[Material provided start]

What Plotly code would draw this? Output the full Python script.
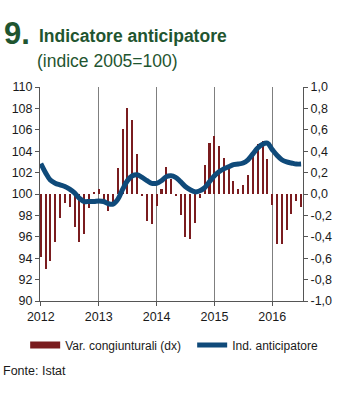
import pandas as pd
import plotly.graph_objects as go

# ---- data ----
months = pd.date_range("2012-01-01", "2016-07-01", freq="MS")

var_cong = [
    -0.59, -0.70, -0.63, -0.45, -0.22, -0.08, -0.12, -0.31, -0.45, -0.37, -0.13, 0.02,
    0.05, -0.09, -0.16, -0.09, 0.24, 0.61, 0.80, 0.69, 0.37, -0.01, -0.25, -0.28,
    -0.11, 0.05, 0.25, 0.14, -0.01, -0.20, -0.40, -0.42, -0.27, -0.04, 0.27, 0.48,
    0.54, 0.45, 0.34, 0.24, 0.12, 0.05, 0.08, 0.18, 0.37, 0.47, 0.50, 0.33,
    -0.10, -0.47, -0.47, -0.34, -0.19, -0.07, -0.12,
]

ind_antic = [
    102.85, 101.97, 101.3, 101.0, 100.85, 100.7, 100.45, 100.1, 99.6, 99.3, 99.3, 99.3,
    99.35, 99.3, 99.1, 99.05, 99.5, 100.45, 101.25, 101.7, 101.8, 101.55, 101.25, 101.0,
    101.0, 101.25, 101.6, 101.7, 101.55, 101.15, 100.7, 100.4, 100.2, 100.3, 100.6, 101.15,
    101.7, 102.1, 102.35, 102.55, 102.75, 102.8, 102.9, 103.2, 103.75, 104.3, 104.65, 104.75,
    104.15, 103.6, 103.2, 103.0, 102.9, 102.8, 102.8,
]

year_ticks = ["2012-01-01", "2013-01-01", "2014-01-01", "2015-01-01", "2016-01-01"]
year_labels = ["2012", "2013", "2014", "2015", "2016"]

left_vals = list(range(90, 111, 2))
right_vals = [1.0, 0.8, 0.6, 0.4, 0.2, 0.0, -0.2, -0.4, -0.6, -0.8, -1.0]
right_text = ["1,0", "0,8", "0,6", "0,4", "0,2", "0,0", "-0,2", "-0,4", "-0,6", "-0,8", "-1,0"]

# ---- styles ----
FONT = "Liberation Sans, Arial, sans-serif"
GREEN = "#1f5530"
RED = "#7a1c1f"
BLUE = "#0f4a7a"
AX = "#555555"

W, H = 350, 405
L, R, T, B = 37, 47, 87, 104


def px(xp):
    return (xp - L) / (W - L - R)


def py(yp):
    return (H - B - yp) / (H - T - B)


fig = go.Figure()

fig.add_trace(go.Bar(
    x=months, y=var_cong, yaxis="y", marker_color=RED, marker_line_width=0,
    width=13 * 86400000, showlegend=False, name="Var. congiunturali (dx)",
))
fig.add_trace(go.Scatter(
    x=[None], y=[None], mode="lines", yaxis="y",
    line=dict(color=RED, width=7), name="Var. congiunturali (dx)",
    legendwidth=122,
))
fig.add_trace(go.Scatter(
    x=months, y=ind_antic, yaxis="y2", mode="lines",
    line=dict(color=BLUE, width=5, shape="spline", smoothing=1),
    name="Ind. anticipatore", legendwidth=88,
))

fig.update_layout(
    width=W, height=H,
    margin=dict(l=L, r=R, t=T, b=B),
    paper_bgcolor="white", plot_bgcolor="white",
    font=dict(family=FONT, size=12, color="#1a1a1a"),
    bargap=0,
    xaxis=dict(
        type="date", range=["2011-12-27", "2016-07-13"],
        tickvals=year_ticks, ticktext=year_labels,
        showgrid=True, gridcolor="#7f7f7f", gridwidth=1,
        showline=True, linecolor=AX, linewidth=1,
        ticks="outside", ticklen=4, tickcolor=AX,
        tickfont=dict(size=12.5), zeroline=False,
    ),
    yaxis=dict(
        side="right", range=[-1, 1], tickvals=right_vals, ticktext=right_text,
        showgrid=False, zeroline=False, showline=True, linecolor=AX, linewidth=1,
        ticks="outside", ticklen=4, tickcolor=AX, tickfont=dict(size=12.5),
    ),
    yaxis2=dict(
        side="left", overlaying="y", range=[90, 110], tickvals=left_vals,
        showgrid=False, zeroline=False, showline=True, linecolor=AX, linewidth=1,
        ticks="outside", ticklen=4, tickcolor=AX, tickfont=dict(size=12.5),
    ),
    legend=dict(
        orientation="h", x=px(22), y=py(345), xanchor="left", yanchor="middle",
        font=dict(size=12), bgcolor="rgba(0,0,0,0)", itemwidth=30,
    ),
    annotations=[
        dict(text="<b>9.</b>", x=px(-1), y=py(33), xref="paper", yref="paper",
             xanchor="left", yanchor="middle", showarrow=False,
             font=dict(size=31, color=GREEN)),
        dict(text="<b>Indicatore anticipatore</b>", x=px(34), y=py(36.5), xref="paper", yref="paper",
             xanchor="left", yanchor="middle", showarrow=False,
             font=dict(size=17.5, color=GREEN)),
        dict(text="(indice 2005=100)", x=px(32), y=py(61), xref="paper", yref="paper",
             xanchor="left", yanchor="middle", showarrow=False,
             font=dict(size=17.5, color=GREEN)),
        dict(text="Fonte: Istat", x=px(-2), y=py(371), xref="paper", yref="paper",
             xanchor="left", yanchor="middle", showarrow=False,
             font=dict(size=12.5, color="#1a1a1a")),
    ],
)

fig.write_html("out.html")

[Material provided end]

Exercise aim: Copy each line above precisely, dropping the pictures.

Written solution:
What Plotly code would draw this? Output the full Python script.
import pandas as pd
import plotly.graph_objects as go

# ---- data ----
months = pd.date_range("2012-01-01", "2016-07-01", freq="MS")

var_cong = [
    -0.59, -0.70, -0.63, -0.45, -0.22, -0.08, -0.12, -0.31, -0.45, -0.37, -0.13, 0.02,
    0.05, -0.09, -0.16, -0.09, 0.24, 0.61, 0.80, 0.69, 0.37, -0.01, -0.25, -0.28,
    -0.11, 0.05, 0.25, 0.14, -0.01, -0.20, -0.40, -0.42, -0.27, -0.04, 0.27, 0.48,
    0.54, 0.45, 0.34, 0.24, 0.12, 0.05, 0.08, 0.18, 0.37, 0.47, 0.50, 0.33,
    -0.10, -0.47, -0.47, -0.34, -0.19, -0.07, -0.12,
]

ind_antic = [
    102.85, 101.97, 101.3, 101.0, 100.85, 100.7, 100.45, 100.1, 99.6, 99.3, 99.3, 99.3,
    99.35, 99.3, 99.1, 99.05, 99.5, 100.45, 101.25, 101.7, 101.8, 101.55, 101.25, 101.0,
    101.0, 101.25, 101.6, 101.7, 101.55, 101.15, 100.7, 100.4, 100.2, 100.3, 100.6, 101.15,
    101.7, 102.1, 102.35, 102.55, 102.75, 102.8, 102.9, 103.2, 103.75, 104.3, 104.65, 104.75,
    104.15, 103.6, 103.2, 103.0, 102.9, 102.8, 102.8,
]

year_ticks = ["2012-01-01", "2013-01-01", "2014-01-01", "2015-01-01", "2016-01-01"]
year_labels = ["2012", "2013", "2014", "2015", "2016"]

left_vals = list(range(90, 111, 2))
right_vals = [1.0, 0.8, 0.6, 0.4, 0.2, 0.0, -0.2, -0.4, -0.6, -0.8, -1.0]
right_text = ["1,0", "0,8", "0,6", "0,4", "0,2", "0,0", "-0,2", "-0,4", "-0,6", "-0,8", "-1,0"]

# ---- styles ----
FONT = "Liberation Sans, Arial, sans-serif"
GREEN = "#1f5530"
RED = "#7a1c1f"
BLUE = "#0f4a7a"
AX = "#555555"

W, H = 350, 405
L, R, T, B = 37, 47, 87, 104


def px(xp):
    return (xp - L) / (W - L - R)


def py(yp):
    return (H - B - yp) / (H - T - B)


fig = go.Figure()

fig.add_trace(go.Bar(
    x=months, y=var_cong, yaxis="y", marker_color=RED, marker_line_width=0,
    width=13 * 86400000, showlegend=False, name="Var. congiunturali (dx)",
))
fig.add_trace(go.Scatter(
    x=[None], y=[None], mode="lines", yaxis="y",
    line=dict(color=RED, width=7), name="Var. congiunturali (dx)",
    legendwidth=122,
))
fig.add_trace(go.Scatter(
    x=months, y=ind_antic, yaxis="y2", mode="lines",
    line=dict(color=BLUE, width=5, shape="spline", smoothing=1),
    name="Ind. anticipatore", legendwidth=88,
))

fig.update_layout(
    width=W, height=H,
    margin=dict(l=L, r=R, t=T, b=B),
    paper_bgcolor="white", plot_bgcolor="white",
    font=dict(family=FONT, size=12, color="#1a1a1a"),
    bargap=0,
    xaxis=dict(
        type="date", range=["2011-12-27", "2016-07-13"],
        tickvals=year_ticks, ticktext=year_labels,
        showgrid=True, gridcolor="#7f7f7f", gridwidth=1,
        showline=True, linecolor=AX, linewidth=1,
        ticks="outside", ticklen=4, tickcolor=AX,
        tickfont=dict(size=12.5), zeroline=False,
    ),
    yaxis=dict(
        side="right", range=[-1, 1], tickvals=right_vals, ticktext=right_text,
        showgrid=False, zeroline=False, showline=True, linecolor=AX, linewidth=1,
        ticks="outside", ticklen=4, tickcolor=AX, tickfont=dict(size=12.5),
    ),
    yaxis2=dict(
        side="left", overlaying="y", range=[90, 110], tickvals=left_vals,
        showgrid=False, zeroline=False, showline=True, linecolor=AX, linewidth=1,
        ticks="outside", ticklen=4, tickcolor=AX, tickfont=dict(size=12.5),
    ),
    legend=dict(
        orientation="h", x=px(22), y=py(345), xanchor="left", yanchor="middle",
        font=dict(size=12), bgcolor="rgba(0,0,0,0)", itemwidth=30,
    ),
    annotations=[
        dict(text="<b>9.</b>", x=px(-1), y=py(33), xref="paper", yref="paper",
             xanchor="left", yanchor="middle", showarrow=False,
             font=dict(size=31, color=GREEN)),
        dict(text="<b>Indicatore anticipatore</b>", x=px(34), y=py(36.5), xref="paper", yref="paper",
             xanchor="left", yanchor="middle", showarrow=False,
             font=dict(size=17.5, color=GREEN)),
        dict(text="(indice 2005=100)", x=px(32), y=py(61), xref="paper", yref="paper",
             xanchor="left", yanchor="middle", showarrow=False,
             font=dict(size=17.5, color=GREEN)),
        dict(text="Fonte: Istat", x=px(-2), y=py(371), xref="paper", yref="paper",
             xanchor="left", yanchor="middle", showarrow=False,
             font=dict(size=12.5, color="#1a1a1a")),
    ],
)

fig.write_html("out.html")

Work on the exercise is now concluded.